Dimana-mana, kita bisa saksikan dalam kehidupan keseharian, di ruang tunggu, di halte, di warung, di halaman masjid, di rumah, di tempat kerja, keadaannya sudah seperti di terminal sebagai potret kehidupan sosial yang sakit di mana orang-orang tidak menganggap penting saling menyapa. Dan begitu banyak orang, mungkin juga termasuk kita, kini benar-benar terjangkit penyakit terminal tersebut.

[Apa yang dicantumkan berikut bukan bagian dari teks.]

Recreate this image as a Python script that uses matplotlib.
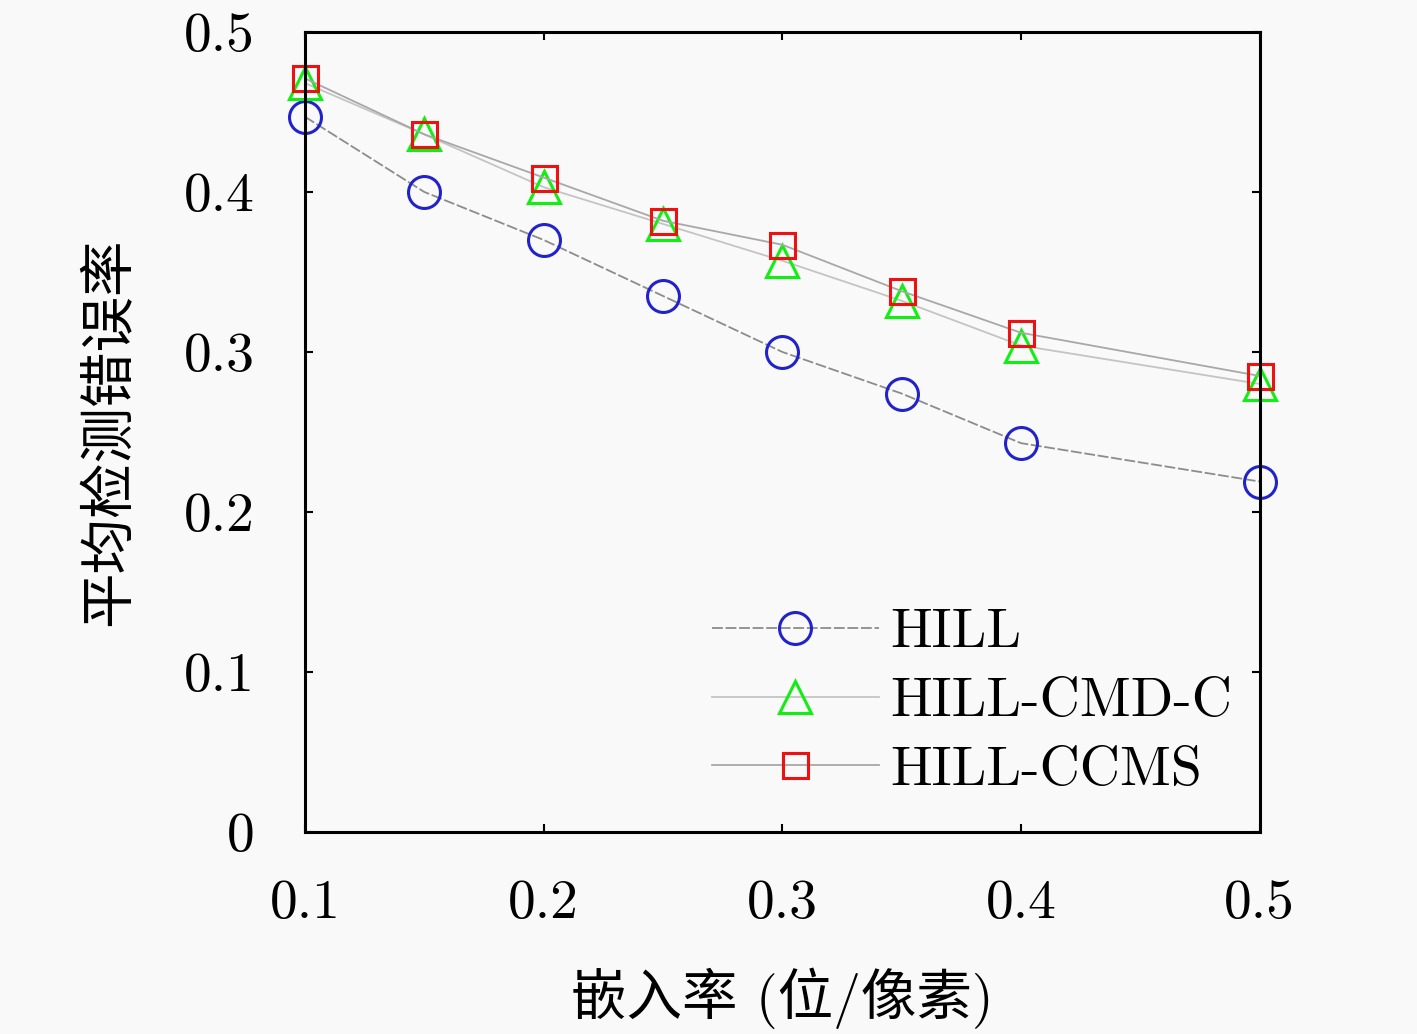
import numpy as np
import matplotlib.pyplot as plt

plt.rcParams['font.family'] = ['cmr10', 'Noto Sans CJK SC']
plt.rcParams['axes.unicode_minus'] = False

rates = [0.1, 0.15, 0.2, 0.25, 0.3, 0.35, 0.4, 0.5]
hill = [0.447, 0.400, 0.370, 0.335, 0.300, 0.274, 0.243, 0.219]
hill_cmd_c = [0.468, 0.436, 0.403, 0.380, 0.357, 0.332, 0.304, 0.280]
hill_ccms = [0.471, 0.436, 0.409, 0.382, 0.367, 0.338, 0.312, 0.285]

xticks = [0.1, 0.2, 0.3, 0.4, 0.5]
yticks = [0, 0.1, 0.2, 0.3, 0.4, 0.5]
ytick_labels = ['0', '0.1', '0.2', '0.3', '0.4', '0.5']

fig = plt.figure(figsize=(14.17, 10.34), dpi=100)
fig.patch.set_facecolor('#f9f9f9')
ax = fig.add_axes([0.2152, 0.1954, 0.6738, 0.7737])
ax.set_facecolor('#f9f9f9')

ax.plot(rates, hill, color='#8c8c8c', lw=1.3, ls=(0, (6, 1.5)), clip_on=False,
        marker='o', ms=23, mfc='none', mec='#2222cc', mew=2.2, label='HILL')
ax.plot(rates, hill_cmd_c, color='#c4c4c4', lw=1.3, clip_on=False,
        marker='^', ms=23, mfc='none', mec='#11ee11', mew=2.2, label='HILL-CMD-C')
ax.plot(rates, hill_ccms, color='#a8a8a8', lw=1.3, clip_on=False,
        marker='s', ms=18, mfc='none', mec='#ee1111', mew=2.2, label='HILL-CCMS')

ax.set_xlim(0.1, 0.5)
ax.set_ylim(0, 0.5)
ax.set_xticks(xticks)
ax.set_xticklabels([f'{t:.1f}' for t in xticks])
ax.set_yticks(yticks)
ax.set_yticklabels(ytick_labels)

ax.tick_params(direction='in', length=6, width=1.5, top=True, right=True,
               labelsize=40)
ax.tick_params(axis='x', pad=34)
ax.tick_params(axis='y', pad=36)
for s in ax.spines.values():
    s.set_linewidth(2.2)

ax.set_xlabel('嵌入率 (位/像素)', fontsize=40, labelpad=28)
ax.set_ylabel('平均检测错误率', fontsize=40, labelpad=34)

ax.legend(loc='lower right', bbox_to_anchor=(0.994, 0.0175), frameon=False,
          fontsize=40, handlelength=3.0, handletextpad=0.2, labelspacing=0.34,
          borderaxespad=0)

fig.savefig('out.png', dpi=100, facecolor=fig.get_facecolor())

Barangkali, satu-satunya yang pantas menemani seseorang masuk ke liang kubur adalah smartphone. Malaikat penjaga kubur tidak perlu repot-repot membuat daftar pertanyaan untuk para penghuni kubur. Malaikat tinggal meminta menyerahkan smartphone, semua data ada disana. Amal baik seperti aksi peduli, pengajian dan majelis taklim, shalat berjamaah dan lain-lain semua ada disana. Dan catatan amal buruk semisal fitnah, nyinyir, olok-olok serta ragam data tentang jejak hitam tersimpan dengan rapi dalam memori smartphone. Aplikasi pintar baca AL-Qur’an, murottal, hikayat-hikayat birahi juga merupakan data pendukung yang bisa sangat menentukan. Malaikat tinggal pilih, mau pakai data yang bagaimana. Bentuk tulisan ada, dalam bentuk dokumentasi/poto selpi juga ada. Tidak perlu lagi ada komunikasi verbal dengan malaikat, serahkan smartphone lalu tidur-tiduran sambil menunggu hasil putusan. Apakah nanti akan berakhir dengan pesta bersama puluhan bidadari molek, mandi susu, tegang terus, perawan sepanjang waktu ataukah harus berurusan dengan setrika, blender, gergaji, somel dan alat-alat pertukangan lain yang ada disana? Tentu saja, semua tergantung pada data.

Wallahu ‘alam

Setiap orang dari mereka pada hari itu mempunyai urusan yang cukup menyibukkannya”, celetuk Borahing mengutip surah ‘Abasa ayat 37, sok-sokan membenarkan.